From his back pocket he pulls out his iPhone and begins to read the mornings primary scripture.
Wait, what? Using an iPhone instead of the Bible? Are you crazy?!
The Youth Pastor in this example is, in fact, me. And to answer the question, yes, I use my iPhone for a Bible when I teach sometimes. And no, I’m not crazy. At least I don’t think so. I’ll let you decide.
You see, I love the Word of God. I treasure it and hold it as the utmost authority in my life, and my ministry work. And you may believe that by resorting to an iPhone instead of a physical Bible that I am in some way cheapening the lesson in an attempt to be cutting edge and hip. You’d be wrong.
If you think about it, the Bible itself is a piece of technology. In ancient days, the highest form of technology that they had was hand-written scrolls. Once the printing press was invented (thanks to new technology) we then began printing Bibles. For a long time this was the highest form of technological advancement in Bible reading.
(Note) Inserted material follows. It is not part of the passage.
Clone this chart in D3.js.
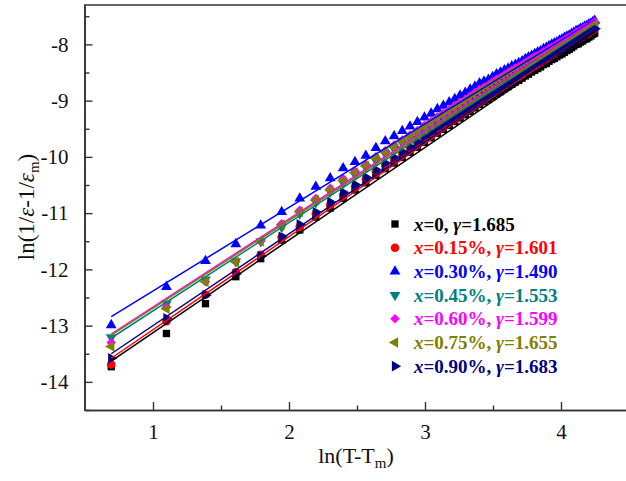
<!DOCTYPE html>
<html><head><meta charset="utf-8">
<script src="https://cdn.jsdelivr.net/npm/d3@7/dist/d3.min.js"></script>
<style>body{margin:0;background:#fff}svg{display:block}text{font-family:"Liberation Serif","Times New Roman",serif}</style>
</head><body><svg id="c" width="626" height="481"></svg>
<script>
// x = ln(T - Tm)
const lnDT = [0.693,1.099,1.386,1.609,1.792,1.946,2.079,2.197,2.303,2.398,2.485,2.565,2.639,2.708,2.773,2.833,2.890,2.944,2.996,3.045,3.091,3.135,3.178,3.219,3.258,3.296,3.332,3.367,3.401,3.434,3.466,3.497,3.526,3.555,3.584,3.611,3.638,3.664,3.689,3.714,3.738,3.761,3.784,3.807,3.829,3.850,3.871,3.892,3.912,3.932,3.951,3.970,3.989,4.007,4.025,4.043,4.060,4.078,4.094,4.111,4.127,4.143,4.159,4.174,4.190,4.205,4.220,4.234,4.248];

const s000 = [-13.73,-13.14,-12.61,-12.13,-11.81,-11.48,-11.30,-11.07,-10.91,-10.74,-10.59,-10.46,-10.33,-10.21,-10.11,-10.01,-9.92,-9.83,-9.74,-9.66,-9.58,-9.51,-9.44,-9.37,-9.31,-9.25,-9.19,-9.13,-9.07,-9.02,-8.98,-8.93,-8.88,-8.84,-8.79,-8.75,-8.71,-8.67,-8.64,-8.60,-8.56,-8.53,-8.49,-8.46,-8.43,-8.40,-8.36,-8.34,-8.30,-8.27,-8.25,-8.22,-8.19,-8.17,-8.14,-8.11,-8.09,-8.06,-8.03,-8.00,-7.99,-7.96,-7.94,-7.91,-7.90,-7.87,-7.85,-7.82,-7.80];
const s015 = [-13.69,-12.92,-12.45,-12.05,-11.74,-11.43,-11.24,-11.01,-10.85,-10.68,-10.53,-10.39,-10.26,-10.14,-10.04,-9.94,-9.85,-9.76,-9.67,-9.59,-9.51,-9.44,-9.37,-9.30,-9.24,-9.18,-9.12,-9.06,-9.00,-8.95,-8.91,-8.86,-8.81,-8.77,-8.72,-8.68,-8.64,-8.60,-8.57,-8.53,-8.48,-8.45,-8.41,-8.38,-8.35,-8.32,-8.28,-8.26,-8.22,-8.19,-8.17,-8.14,-8.11,-8.09,-8.06,-8.03,-8.01,-7.98,-7.95,-7.92,-7.91,-7.88,-7.86,-7.83,-7.82,-7.79,-7.77,-7.74,-7.72];
const s030 = [-12.99,-12.31,-11.85,-11.55,-11.22,-10.98,-10.74,-10.53,-10.38,-10.20,-10.09,-9.98,-9.84,-9.72,-9.63,-9.54,-9.46,-9.38,-9.30,-9.23,-9.15,-9.09,-9.03,-8.97,-8.91,-8.86,-8.80,-8.75,-8.69,-8.66,-8.63,-8.58,-8.53,-8.50,-8.46,-8.43,-8.39,-8.36,-8.33,-8.30,-8.26,-8.23,-8.20,-8.17,-8.14,-8.12,-8.08,-8.06,-8.03,-8.00,-7.98,-7.96,-7.93,-7.91,-7.88,-7.86,-7.84,-7.81,-7.79,-7.76,-7.75,-7.72,-7.71,-7.68,-7.67,-7.64,-7.63,-7.60,-7.58];
const s045 = [-13.21,-12.61,-12.18,-11.86,-11.50,-11.25,-11.01,-10.81,-10.62,-10.46,-10.32,-10.19,-10.07,-9.95,-9.86,-9.76,-9.68,-9.59,-9.51,-9.43,-9.35,-9.29,-9.22,-9.15,-9.10,-9.04,-8.98,-8.92,-8.87,-8.82,-8.78,-8.73,-8.69,-8.65,-8.60,-8.56,-8.52,-8.49,-8.46,-8.42,-8.38,-8.35,-8.32,-8.29,-8.26,-8.23,-8.19,-8.17,-8.14,-8.11,-8.09,-8.06,-8.03,-8.01,-7.98,-7.95,-7.94,-7.91,-7.88,-7.85,-7.84,-7.81,-7.79,-7.77,-7.76,-7.73,-7.71,-7.68,-7.66];
const s060 = [-13.30,-12.67,-12.22,-11.86,-11.50,-11.19,-10.95,-10.74,-10.56,-10.39,-10.25,-10.13,-10.00,-9.89,-9.79,-9.70,-9.61,-9.53,-9.44,-9.37,-9.29,-9.22,-9.16,-9.09,-9.03,-8.98,-8.92,-8.86,-8.80,-8.76,-8.72,-8.67,-8.62,-8.59,-8.54,-8.50,-8.46,-8.42,-8.40,-8.36,-8.32,-8.29,-8.25,-8.22,-8.20,-8.17,-8.13,-8.11,-8.07,-8.05,-8.03,-8.00,-7.97,-7.95,-7.92,-7.89,-7.87,-7.85,-7.82,-7.79,-7.78,-7.75,-7.73,-7.70,-7.70,-7.67,-7.65,-7.62,-7.60];
const s075 = [-13.37,-12.70,-12.22,-11.87,-11.50,-11.21,-10.98,-10.77,-10.59,-10.42,-10.28,-10.16,-10.03,-9.92,-9.83,-9.73,-9.65,-9.56,-9.47,-9.40,-9.32,-9.26,-9.19,-9.12,-9.07,-9.01,-8.95,-8.90,-8.84,-8.79,-8.75,-8.71,-8.66,-8.62,-8.57,-8.54,-8.50,-8.46,-8.43,-8.40,-8.36,-8.33,-8.29,-8.26,-8.24,-8.21,-8.17,-8.15,-8.11,-8.08,-8.07,-8.04,-8.01,-7.99,-7.96,-7.93,-7.91,-7.89,-7.86,-7.83,-7.82,-7.79,-7.77,-7.74,-7.74,-7.71,-7.69,-7.66,-7.64];
const s090 = [-13.58,-12.87,-12.46,-12.08,-11.77,-11.42,-11.20,-10.98,-10.80,-10.63,-10.49,-10.36,-10.23,-10.11,-10.01,-9.91,-9.82,-9.73,-9.64,-9.56,-9.48,-9.41,-9.35,-9.28,-9.22,-9.16,-9.10,-9.04,-8.98,-8.93,-8.89,-8.84,-8.79,-8.75,-8.70,-8.66,-8.62,-8.58,-8.55,-8.51,-8.47,-8.44,-8.40,-8.37,-8.34,-8.32,-8.28,-8.26,-8.22,-8.19,-8.17,-8.14,-8.11,-8.09,-8.06,-8.03,-8.01,-7.98,-7.95,-7.92,-7.91,-7.88,-7.86,-7.83,-7.82,-7.79,-7.77,-7.74,-7.72];

const xLabels = ["0", "0.15%", "0.30%", "0.45%", "0.60%", "0.75%", "0.90%"];
const gammas = ["1.685", "1.601", "1.490", "1.553", "1.599", "1.655", "1.683"];
// fitted straight lines: value at first and last x
const fitStart = [-13.63, -13.58, -12.84, -13.22, -13.15, -13.17, -13.50];
const fitEnd   = [-7.78, -7.70, -7.56, -7.64, -7.58, -7.62, -7.70];

const xTicks = [1, 2, 3, 4];
const yTicks = [-14, -13, -12, -11, -10, -9, -8];

const seriesData = [s000, s015, s030, s045, s060, s075, s090];
const colors = ["#000000", "#ff0000", "#0000ff", "#008080", "#ff00ff", "#808000", "#000080"];
const shapes = [
  {t: d3.symbolSquare, r: 0, s: 54},
  {t: d3.symbolCircle, r: 0, s: 58},
  {t: d3.symbolTriangle, r: 0, s: 50},
  {t: d3.symbolTriangle, r: 180, s: 50},
  {t: d3.symbolSquare, r: 45, s: 46},
  {t: d3.symbolTriangle, r: -90, s: 50},
  {t: d3.symbolTriangle, r: 90, s: 50}
];

const svg = d3.select("#c");
const x = d3.scaleLinear().domain([0.5, 4.5]).range([85, 629]);
const y = d3.scaleLinear().domain([-14.5, -7.3]).range([410, 5]);
const axisColor = "#333";

// frame
svg.append("line").attr("x1", 84).attr("x2", 640).attr("y1", 5).attr("y2", 5).attr("stroke", axisColor).attr("stroke-width", 1.6);

// axes
const gx = svg.append("g").attr("transform", "translate(0,410)")
  .call(d3.axisBottom(x).tickValues(xTicks).tickFormat(d3.format("d")).tickSizeInner(-8).tickSizeOuter(0).tickPadding(14));
const gxm = svg.append("g").attr("transform", "translate(0,410)")
  .call(d3.axisBottom(x).tickValues([1.5, 2.5, 3.5, 4.5]).tickFormat("").tickSizeInner(-4.5).tickSizeOuter(0));
const gy = svg.append("g").attr("transform", "translate(84.5,0)")
  .call(d3.axisLeft(y).tickValues(yTicks).tickFormat(d3.format("d")).tickSizeInner(-8).tickSizeOuter(0).tickPadding(16));
const gym = svg.append("g").attr("transform", "translate(84.5,0)")
  .call(d3.axisLeft(y).tickValues([-14.5, -13.5, -12.5, -11.5, -10.5, -9.5, -8.5, -7.5]).tickFormat("").tickSizeInner(-5).tickSizeOuter(0));
[gx, gxm, gy, gym].forEach(g => {
  g.selectAll("path.domain").attr("stroke", axisColor).attr("stroke-width", 1.6);
  g.selectAll(".tick line").attr("stroke", axisColor).attr("stroke-width", 1.4);
  g.selectAll(".tick text").attr("font-family", "Liberation Serif, Times New Roman, serif").attr("font-size", 21).attr("fill", "#111");
});
gy.selectAll(".tick text").text(d => d3.format("d")(d).replace("−", "-"));

// data markers
seriesData.forEach((arr, i) => {
  const sh = shapes[i];
  const sym = d3.symbol().type(sh.t).size(sh.s);
  svg.append("g").selectAll("path").data(arr.map((v, j) => [lnDT[j], v]).filter(d => d[0] !== undefined))
    .join("path")
    .attr("d", sym)
    .attr("transform", d => `translate(${x(d[0])},${y(d[1])}) rotate(${sh.r})`)
    .attr("fill", colors[i]);
});

// fit lines
seriesData.forEach((arr, i) => {
  const x0 = lnDT[0], x1 = lnDT[lnDT.length - 1];
  svg.append("line")
    .attr("x1", x(x0)).attr("y1", y(fitStart[i]))
    .attr("x2", x(x1)).attr("y2", y(fitEnd[i]))
    .attr("stroke", colors[i]).attr("stroke-width", 1.5);
});

// axis titles
const xt = svg.append("text").attr("x", 356).attr("y", 463).attr("text-anchor", "middle").attr("font-size", 22).attr("fill", "#111");
xt.append("tspan").text("ln(T-T");
xt.append("tspan").attr("font-size", 15).attr("dy", 5).text("m");
xt.append("tspan").attr("dy", -5).text(")");

const yt = svg.append("text").attr("transform", "translate(34,207) rotate(-90)").attr("text-anchor", "middle").attr("font-size", 23).attr("fill", "#111");
yt.append("tspan").text("ln(1/");
yt.append("tspan").attr("font-style", "italic").text("ε");
yt.append("tspan").text("-1/");
yt.append("tspan").attr("font-style", "italic").text("ε");
yt.append("tspan").attr("font-size", 15).attr("dy", 5).text("m");
yt.append("tspan").attr("dy", -5).text(")");

// legend
const lg = svg.append("g");
xLabels.forEach((lab, i) => {
  const yy = 224 + i * 23.7;
  const sh = shapes[i];
  lg.append("path").attr("d", d3.symbol().type(sh.t).size(sh.s)())
    .attr("transform", `translate(395,${yy}) rotate(${sh.r})`).attr("fill", colors[i]);
  const t = lg.append("text").attr("x", 414).attr("y", yy + 6.5).attr("font-size", 19).attr("font-weight", "bold").attr("fill", colors[i]);
  t.append("tspan").attr("font-style", "italic").text("x");
  t.append("tspan").text("=" + lab + ", ");
  t.append("tspan").attr("font-style", "italic").text("γ");
  t.append("tspan").text("=" + gammas[i]);
});
</script></body></html>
Today, thanks to apps like the YouVersion Bible app, we have the ability to carry with us a digital copy of the entire Bible at all times. Furthermore, we can have it in every language, every translation, right in the palm of our hands, at all times.
Not only can you read the Bible, but some apps allow you to take notes, bookmark, and even share verses with your social networks! I personally like taking notes in Evernote while listening to sermons.
Now, there are some potential drawbacks. I realize that if you allow the students to have their phones out, they may just be text messaging or playing Angry Birds instead of reading along. That is definitely something to take into consideration.
However, if you give a student a physical Bible, sermon notes, and a pen aren’t they just as easily distracted? I know when I was a teenager, I was way more likely to doodle than fill in the answers. Even worse, I was more inclined to pass notes rather than take notes.
I think this comes down to leadership. I give my students my expectations and trust them to not take advantage. In the past, I have not had many problems with this. The students who are following along on their smartphones have generally honored my trust in them.
For me and my students, I have observed that allowing the use of technology increases the likelihood of my students engagement. What youth pastor doesn’t want their students engaging more, reading more, and having more fun learning about Jesus?
Is allowing smartphone usage taking technology in the church too far?